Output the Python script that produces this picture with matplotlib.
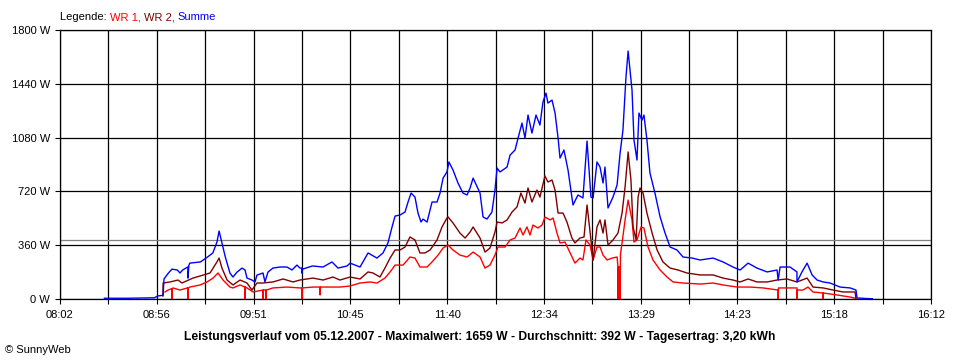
import numpy as np
import matplotlib
matplotlib.use("Agg")
import matplotlib.pyplot as plt

plt.rcParams['font.family'] = ['Liberation Sans', 'DejaVu Sans']

# x axis: minutes since midnight, y axis: power in W
tick_labels = ["08:02", "08:56", "09:51", "10:45", "11:40", "12:34", "13:29", "14:23", "15:18", "16:12"]
t_start, t_end = 482, 972
y_ticks = [0, 360, 720, 1080, 1440, 1800]
average_w = 392

# Summe (blue)
summe = [(507, 5), (520, 5), (535, 8), (537, 20), (540, 25), (540.5, 134), (543, 174), (545, 200),
         (548, 194), (549.5, 174), (551, 194), (554, 215), (554, 140), (554.5, 225), (555, 240),
         (561, 248), (565, 281), (568, 308), (570.3, 381), (571.5, 455), (573, 381), (575, 281),
         (577.6, 174), (579.3, 147), (581.6, 180), (584.4, 207), (586.1, 194), (587.2, 140),
         (590, 127), (591.7, 114), (592.8, 160), (596.2, 174), (597.3, 114), (599, 180),
         (601.8, 207), (605.8, 214), (609.7, 214), (612.5, 194), (615.3, 227), (617, 207),
         (618, 207), (618, 174), (618.5, 200), (624, 221), (630, 214), (635, 248), (638.4, 207),
         (643.5, 221), (645.2, 240), (650.8, 214), (655.3, 308), (660.3, 274), (663.7, 308),
         (666.5, 375), (668.8, 482), (670.5, 555), (673.3, 562), (676.1, 582), (677.8, 649),
         (679.5, 709), (681.7, 682), (683.4, 575), (685.1, 515), (686.2, 535), (688.5, 515),
         (691.3, 649), (694.1, 649), (695.8, 709), (697.5, 809), (699.7, 850), (700.8, 917),
         (703.1, 863), (705.9, 776), (708.7, 709), (711, 696), (712.7, 743), (714.4, 809),
         (718.3, 709), (720, 549), (722.2, 535), (725, 582), (726.7, 729), (727.9, 876),
         (729.5, 850), (733.5, 883), (735.2, 963), (738, 997), (739.7, 1077), (741.9, 1177),
         (743.6, 1077), (745.3, 1231), (747.5, 1110), (749.8, 1231), (752, 1164), (753.7, 1318),
         (755.4, 1378), (756.5, 1311), (758.8, 1331), (760.5, 1244), (762.2, 1077), (763.3, 943),
         (765.5, 997), (767.8, 863), (770.6, 629), (773.4, 696), (776.2, 676), (778.5, 1057),
         (780.7, 682), (781.9, 676), (784.1, 917), (785.8, 883), (787.5, 776), (788.6, 883),
         (790.3, 609), (793.1, 682), (795.4, 763), (797.1, 977), (798.7, 1130), (800.4, 1485),
         (801.6, 1659), (803.8, 1398), (804.9, 1064), (806.6, 930), (807.7, 1244), (809.4, 1197),
         (810.5, 1231), (812.2, 1064), (813.9, 843), (816.7, 709), (819.6, 549), (822.4, 441),
         (825.2, 348), (829.1, 328), (832.5, 281), (837.6, 274), (842.1, 261), (849.4, 274),
         (855, 248), (860.6, 214), (864.6, 194), (869.1, 240), (874.1, 207), (879.8, 181),
         (885.4, 194), (886, 127), (887.1, 214), (892.7, 214), (896.6, 181), (896.6, 114),
         (899.4, 181), (902.3, 240), (905.1, 161), (907.9, 127), (911.3, 114), (915.2, 107),
         (920.8, 80), (926.5, 74), (929.8, 60), (930.4, 7), (936, 3), (939, 2)]

# WR 2 (dark red)
wr2 = [(539.9, 20), (540, 107), (543.9, 114), (548.4, 127), (550.6, 107), (556.8, 140), (562.5, 160),
       (566.4, 174), (570.3, 248), (571.5, 274), (573.1, 207), (576, 127), (579.3, 94), (583.3, 127),
       (587.2, 107), (590, 60), (592.8, 107), (596.2, 107), (601.8, 114), (607.5, 134), (613.1, 114),
       (617, 127), (624.3, 140), (630, 127), (635.6, 147), (639.5, 127), (645.2, 147), (650.8, 134),
       (655.3, 181), (658.1, 174), (662, 147), (664.8, 207), (667.7, 274), (670.5, 328), (673.3, 328),
       (676.1, 348), (678.9, 415), (681.7, 395), (684.5, 308), (687.3, 308), (690.2, 328), (694.1, 395),
       (696.9, 482), (699.7, 542), (700.3, 549), (703.1, 509), (707, 441), (709.9, 408), (712.7, 448),
       (714.4, 482), (718.3, 408), (721.1, 314), (723.9, 341), (726.7, 448), (727.9, 515), (730.7, 509),
       (733.5, 529), (736.3, 582), (739.1, 616), (741.3, 709), (743.6, 642), (745.3, 743), (747.5, 649),
       (750.3, 729), (752, 682), (754.8, 823), (756.5, 783), (758.8, 796), (760.5, 729), (762.2, 575),
       (765, 575), (767.2, 515), (770, 408), (771.7, 375), (774.5, 408), (776.8, 415), (778.5, 629),
       (780.7, 395), (781.9, 261), (784.1, 482), (785.8, 529), (787.5, 441), (788.6, 529), (790.3, 361),
       (793.1, 395), (795.9, 441), (798.2, 575), (799.9, 750), (801.6, 984), (803.2, 796), (804.4, 482),
       (806.1, 395), (807.2, 682), (808.3, 743), (810, 709), (812.2, 575), (815.1, 441), (817.9, 328),
       (821.2, 248), (825.2, 207), (829.7, 194), (834.7, 174), (842.1, 161), (849.4, 161), (855, 140),
       (860.6, 127), (864.6, 114), (869.1, 134), (874.1, 114), (879.8, 114), (885.4, 127), (891, 134),
       (896.6, 114), (902.3, 140), (905.6, 80), (911.3, 74), (916.9, 60), (922.5, 47), (929.3, 47),
       (929.8, 0)]

# WR 1 (red)
wr1 = [(541.1, 47), (542.8, 60), (545, 70), (545, 0), (545.2, 70), (545.6, 74), (549.5, 60), (554, 75),
       (554, 0), (554.2, 75), (555.1, 80), (560.8, 94), (564.7, 114), (568.1, 140), (570.9, 174),
       (573.7, 127), (577.6, 80), (579.3, 74), (583.3, 94), (586.1, 80), (586.1, 0), (586.3, 80),
       (587.2, 74), (590.6, 47), (596.2, 60), (596.2, 0), (596.4, 60), (597.9, 60), (597.9, 0),
       (598.1, 60), (601.8, 74), (609.7, 80), (617, 74), (618.1, 74), (618.1, 0), (618.3, 74),
       (624.3, 80), (628.3, 80), (628.3, 27), (628.5, 80), (632.2, 80), (639.5, 80), (645.2, 87),
       (650.8, 107), (656.4, 114), (660.3, 107), (664.8, 140), (667.7, 181), (670.5, 227), (675, 227),
       (678.9, 281), (681.7, 274), (684.5, 214), (688.5, 214), (691.3, 248), (694.7, 294), (697.5, 341),
       (700.3, 361), (703.1, 328), (707, 294), (711, 281), (714.4, 314), (718.3, 281), (721.1, 207),
       (723.9, 227), (726.7, 294), (728.4, 348), (732.4, 348), (735.2, 395), (738, 408), (740.8, 475),
       (742.5, 428), (744.7, 482), (746.4, 428), (748.1, 495), (750.9, 475), (753.2, 495), (754.8, 549),
       (757.7, 529), (759.4, 542), (761.6, 441), (763.3, 375), (766.1, 381), (769, 308), (771.7, 240),
       (774.5, 274), (776.2, 261), (777.9, 395), (780.2, 361), (781.9, 261), (784.1, 348), (785.8, 348),
       (787.5, 294), (789.8, 261), (792.6, 274), (795.4, 281), (795.9, 214), (795.9, 0), (796.1, 214),
       (797.1, 214), (797.1, 0), (797.3, 300), (798.2, 375), (799.9, 529), (801.6, 662), (803.8, 529),
       (804.9, 381), (806.6, 395), (808.9, 482), (810.5, 475), (812.8, 348), (815.6, 261), (819.6, 194),
       (823.5, 147), (826.9, 114), (832.5, 107), (842.1, 100), (849.4, 107), (855, 94), (862.9, 80),
       (870.2, 80), (877.5, 74), (886, 60), (886, 0), (886.2, 74), (888.8, 74), (896.6, 74), (896.6, 0),
       (896.8, 60), (900, 60), (902.8, 80), (905.6, 47), (911.3, 40), (911.3, 0), (911.5, 40),
       (919.1, 27), (926.5, 13), (929.8, 5)]

fig = plt.figure(figsize=(9.6, 3.6), dpi=100)
ax = fig.add_axes([60 / 960, 1 - 299 / 360, 871 / 960, 269 / 360])

# grid: vertical every half label step, horizontal at labelled values
minor_x = np.linspace(t_start, t_end, 19)
major_x = np.linspace(t_start, t_end, 10)
for x in minor_x:
    ax.axvline(x, color='black', lw=0.9, zorder=1)
for y in y_ticks:
    ax.axhline(y, color='black', lw=0.9, zorder=1)
ax.axhline(average_w, color='#808080', lw=0.9, zorder=1)

for pts, col in [(wr1, '#ff0000'), (wr2, '#800000'), (summe, '#0000ff')]:
    t, p = zip(*pts)
    ax.plot(t, p, color=col, lw=1.0, zorder=3)

ax.set_xlim(t_start, t_end)
ax.set_ylim(0, 1800)
ax.set_xticks(major_x)
ax.set_xticklabels(tick_labels)
ax.set_xticks(minor_x, minor=True)
ax.set_yticks(y_ticks)
ax.set_yticklabels([f"{v} W" for v in y_ticks])
ax.tick_params(axis='both', which='both', direction='out', length=3.6, width=0.8,
               labelsize=8, color='black')
ax.tick_params(axis='x', pad=4)
ax.tick_params(axis='y', pad=3.5)
for s in ax.spines.values():
    s.set_linewidth(0.9)

# legend line made of coloured text pieces
fig.canvas.draw()
renderer = fig.canvas.get_renderer()
x_px = 60
for txt, col in [("Legende: ", 'black'), ("WR 1, ", '#ff0000'), ("WR 2, ", '#800000'), ("Summe", '#0000ff')]:
    t = fig.text(x_px / 960, 1 - 17 / 360, txt, color=col, fontsize=8, va='center', ha='left')
    bb = t.get_window_extent(renderer)
    x_px += bb.width

fig.text(0.5, 1 - 337 / 360,
         "Leistungsverlauf vom 05.12.2007 - Maximalwert: 1659 W - Durchschnitt: 392 W - Tagesertrag: 3,20 kWh",
         ha='center', va='center', fontsize=8.7, fontweight='bold')
fig.text(5 / 960, 1 - 350 / 360, "\u00a9 SunnyWeb", ha='left', va='center', fontsize=8)

fig.savefig("out.png", dpi=100)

* * * *

* [REQUIRED WORK]:
Write out an exact copy of the listing, first line through the line containing "plt.rcParams['font.family'] = ['Liberation", with the pictures left out.

* [RESULT BELOW]:
Output the Python script that produces this picture with matplotlib.
import numpy as np
import matplotlib
matplotlib.use("Agg")
import matplotlib.pyplot as plt

plt.rcParams['font.family'] = ['Liberation Sans', 'DejaVu Sans']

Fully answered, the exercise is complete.